== Provided data ==
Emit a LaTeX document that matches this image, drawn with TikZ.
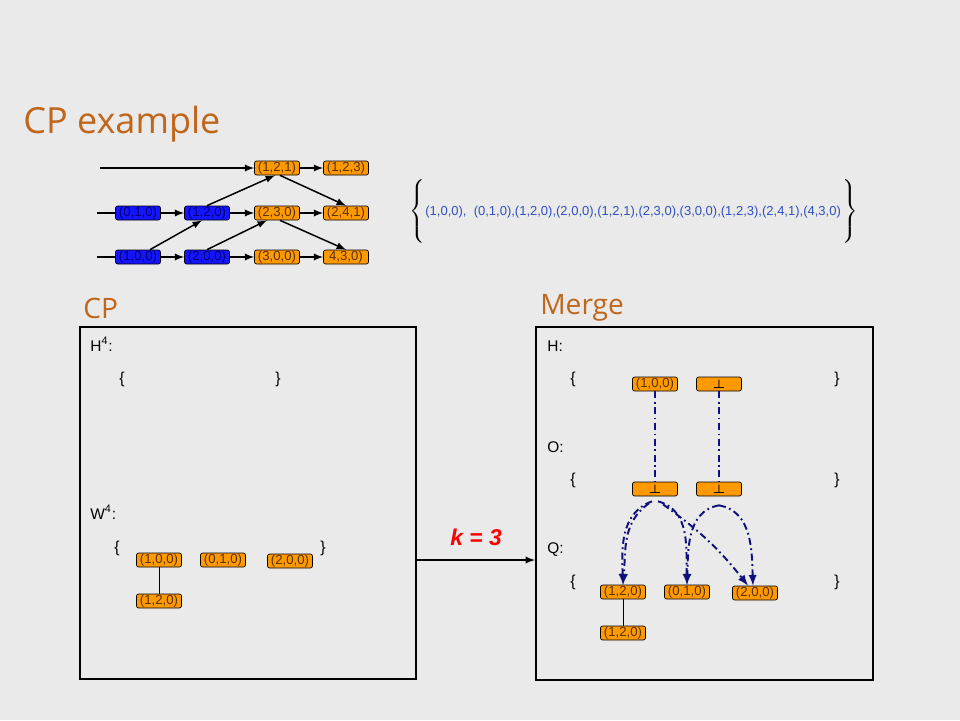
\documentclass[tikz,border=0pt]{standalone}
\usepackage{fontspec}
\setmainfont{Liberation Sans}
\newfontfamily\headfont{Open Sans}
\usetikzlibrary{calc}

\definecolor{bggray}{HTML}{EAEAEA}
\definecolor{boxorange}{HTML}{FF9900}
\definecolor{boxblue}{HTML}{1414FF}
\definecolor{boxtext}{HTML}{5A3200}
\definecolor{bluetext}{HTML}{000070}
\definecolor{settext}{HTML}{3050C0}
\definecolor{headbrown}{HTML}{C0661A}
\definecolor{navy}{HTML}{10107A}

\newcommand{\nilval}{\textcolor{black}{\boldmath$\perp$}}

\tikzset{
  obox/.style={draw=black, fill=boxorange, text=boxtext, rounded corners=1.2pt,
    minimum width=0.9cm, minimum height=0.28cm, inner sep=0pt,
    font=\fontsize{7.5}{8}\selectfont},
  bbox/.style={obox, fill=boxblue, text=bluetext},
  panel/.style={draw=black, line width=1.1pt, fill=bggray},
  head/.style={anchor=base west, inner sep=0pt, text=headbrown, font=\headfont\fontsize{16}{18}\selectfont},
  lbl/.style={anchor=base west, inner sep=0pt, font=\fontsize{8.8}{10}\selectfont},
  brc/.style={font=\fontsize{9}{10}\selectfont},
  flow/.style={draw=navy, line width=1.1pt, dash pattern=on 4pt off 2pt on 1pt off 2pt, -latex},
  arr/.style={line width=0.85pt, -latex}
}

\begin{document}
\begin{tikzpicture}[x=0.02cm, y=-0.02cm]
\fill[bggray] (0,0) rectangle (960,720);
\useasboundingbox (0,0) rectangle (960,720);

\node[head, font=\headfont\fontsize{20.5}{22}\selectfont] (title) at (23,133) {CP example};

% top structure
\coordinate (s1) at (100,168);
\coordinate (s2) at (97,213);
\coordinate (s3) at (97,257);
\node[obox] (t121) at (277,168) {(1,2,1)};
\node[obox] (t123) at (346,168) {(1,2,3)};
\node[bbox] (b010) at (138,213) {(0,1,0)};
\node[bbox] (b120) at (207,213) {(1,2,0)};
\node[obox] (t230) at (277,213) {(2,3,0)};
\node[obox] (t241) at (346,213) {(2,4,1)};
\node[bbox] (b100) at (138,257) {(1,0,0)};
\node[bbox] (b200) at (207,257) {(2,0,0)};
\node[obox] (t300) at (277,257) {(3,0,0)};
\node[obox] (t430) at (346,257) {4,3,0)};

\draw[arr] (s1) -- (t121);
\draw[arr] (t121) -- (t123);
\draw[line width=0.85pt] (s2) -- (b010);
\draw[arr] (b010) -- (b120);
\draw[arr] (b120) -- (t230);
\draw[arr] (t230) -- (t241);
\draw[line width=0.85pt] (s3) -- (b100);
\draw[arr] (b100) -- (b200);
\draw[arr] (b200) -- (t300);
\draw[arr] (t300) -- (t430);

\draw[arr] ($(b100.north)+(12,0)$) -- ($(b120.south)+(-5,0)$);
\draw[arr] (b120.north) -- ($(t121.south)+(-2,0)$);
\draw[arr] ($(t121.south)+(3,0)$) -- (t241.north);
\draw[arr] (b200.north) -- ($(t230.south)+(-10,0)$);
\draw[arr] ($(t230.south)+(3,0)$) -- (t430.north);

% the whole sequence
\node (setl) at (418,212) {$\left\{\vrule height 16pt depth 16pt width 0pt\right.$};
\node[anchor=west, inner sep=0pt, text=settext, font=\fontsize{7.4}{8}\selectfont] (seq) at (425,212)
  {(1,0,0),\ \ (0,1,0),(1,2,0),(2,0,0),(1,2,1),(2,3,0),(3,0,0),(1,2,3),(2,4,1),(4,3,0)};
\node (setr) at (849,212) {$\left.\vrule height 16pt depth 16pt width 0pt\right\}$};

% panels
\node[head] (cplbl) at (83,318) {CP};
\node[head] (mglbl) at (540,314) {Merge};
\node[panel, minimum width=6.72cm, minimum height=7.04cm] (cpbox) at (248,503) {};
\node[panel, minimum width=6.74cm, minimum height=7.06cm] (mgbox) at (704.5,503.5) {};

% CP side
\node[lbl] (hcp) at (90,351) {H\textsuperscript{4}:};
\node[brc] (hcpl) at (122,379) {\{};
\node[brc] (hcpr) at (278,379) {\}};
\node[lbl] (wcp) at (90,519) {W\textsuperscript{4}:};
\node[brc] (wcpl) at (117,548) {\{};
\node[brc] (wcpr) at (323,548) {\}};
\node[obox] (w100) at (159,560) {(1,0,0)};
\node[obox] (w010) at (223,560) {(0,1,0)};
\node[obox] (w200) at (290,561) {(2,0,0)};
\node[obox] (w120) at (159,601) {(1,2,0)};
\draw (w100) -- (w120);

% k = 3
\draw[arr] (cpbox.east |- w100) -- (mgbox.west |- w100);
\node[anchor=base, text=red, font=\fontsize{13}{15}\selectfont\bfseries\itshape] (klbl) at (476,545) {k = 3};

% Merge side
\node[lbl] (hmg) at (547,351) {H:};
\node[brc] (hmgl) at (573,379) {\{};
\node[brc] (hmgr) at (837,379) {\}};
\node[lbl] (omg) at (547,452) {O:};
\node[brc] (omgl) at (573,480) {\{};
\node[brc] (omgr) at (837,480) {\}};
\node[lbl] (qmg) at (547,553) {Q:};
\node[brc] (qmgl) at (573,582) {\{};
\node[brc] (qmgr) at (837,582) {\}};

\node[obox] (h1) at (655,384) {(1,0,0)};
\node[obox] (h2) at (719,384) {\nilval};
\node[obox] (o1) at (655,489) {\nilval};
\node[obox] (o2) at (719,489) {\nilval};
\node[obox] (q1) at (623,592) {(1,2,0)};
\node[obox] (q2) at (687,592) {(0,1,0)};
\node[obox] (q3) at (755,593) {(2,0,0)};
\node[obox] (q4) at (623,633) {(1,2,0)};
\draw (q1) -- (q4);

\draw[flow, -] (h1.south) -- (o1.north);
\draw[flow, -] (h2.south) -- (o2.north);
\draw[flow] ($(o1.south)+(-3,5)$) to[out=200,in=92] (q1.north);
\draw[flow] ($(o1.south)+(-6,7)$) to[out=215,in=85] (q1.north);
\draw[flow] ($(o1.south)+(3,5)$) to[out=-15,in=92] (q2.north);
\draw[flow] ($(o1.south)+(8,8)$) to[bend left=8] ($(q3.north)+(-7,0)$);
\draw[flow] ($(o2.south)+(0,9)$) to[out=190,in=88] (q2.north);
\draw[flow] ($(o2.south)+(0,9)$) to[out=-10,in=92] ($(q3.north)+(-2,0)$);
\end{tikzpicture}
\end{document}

== Prompt ==
Pictures stay out. Print the data exactly, from its first line through the line containing "(t430) at (346,257)".

== Solution to this exercise ==
Emit a LaTeX document that matches this image, drawn with TikZ.
\documentclass[tikz,border=0pt]{standalone}
\usepackage{fontspec}
\setmainfont{Liberation Sans}
\newfontfamily\headfont{Open Sans}
\usetikzlibrary{calc}

\definecolor{bggray}{HTML}{EAEAEA}
\definecolor{boxorange}{HTML}{FF9900}
\definecolor{boxblue}{HTML}{1414FF}
\definecolor{boxtext}{HTML}{5A3200}
\definecolor{bluetext}{HTML}{000070}
\definecolor{settext}{HTML}{3050C0}
\definecolor{headbrown}{HTML}{C0661A}
\definecolor{navy}{HTML}{10107A}

\newcommand{\nilval}{\textcolor{black}{\boldmath$\perp$}}

\tikzset{
  obox/.style={draw=black, fill=boxorange, text=boxtext, rounded corners=1.2pt,
    minimum width=0.9cm, minimum height=0.28cm, inner sep=0pt,
    font=\fontsize{7.5}{8}\selectfont},
  bbox/.style={obox, fill=boxblue, text=bluetext},
  panel/.style={draw=black, line width=1.1pt, fill=bggray},
  head/.style={anchor=base west, inner sep=0pt, text=headbrown, font=\headfont\fontsize{16}{18}\selectfont},
  lbl/.style={anchor=base west, inner sep=0pt, font=\fontsize{8.8}{10}\selectfont},
  brc/.style={font=\fontsize{9}{10}\selectfont},
  flow/.style={draw=navy, line width=1.1pt, dash pattern=on 4pt off 2pt on 1pt off 2pt, -latex},
  arr/.style={line width=0.85pt, -latex}
}

\begin{document}
\begin{tikzpicture}[x=0.02cm, y=-0.02cm]
\fill[bggray] (0,0) rectangle (960,720);
\useasboundingbox (0,0) rectangle (960,720);

\node[head, font=\headfont\fontsize{20.5}{22}\selectfont] (title) at (23,133) {CP example};

% top structure
\coordinate (s1) at (100,168);
\coordinate (s2) at (97,213);
\coordinate (s3) at (97,257);
\node[obox] (t121) at (277,168) {(1,2,1)};
\node[obox] (t123) at (346,168) {(1,2,3)};
\node[bbox] (b010) at (138,213) {(0,1,0)};
\node[bbox] (b120) at (207,213) {(1,2,0)};
\node[obox] (t230) at (277,213) {(2,3,0)};
\node[obox] (t241) at (346,213) {(2,4,1)};
\node[bbox] (b100) at (138,257) {(1,0,0)};
\node[bbox] (b200) at (207,257) {(2,0,0)};
\node[obox] (t300) at (277,257) {(3,0,0)};
\node[obox] (t430) at (346,257) {4,3,0)};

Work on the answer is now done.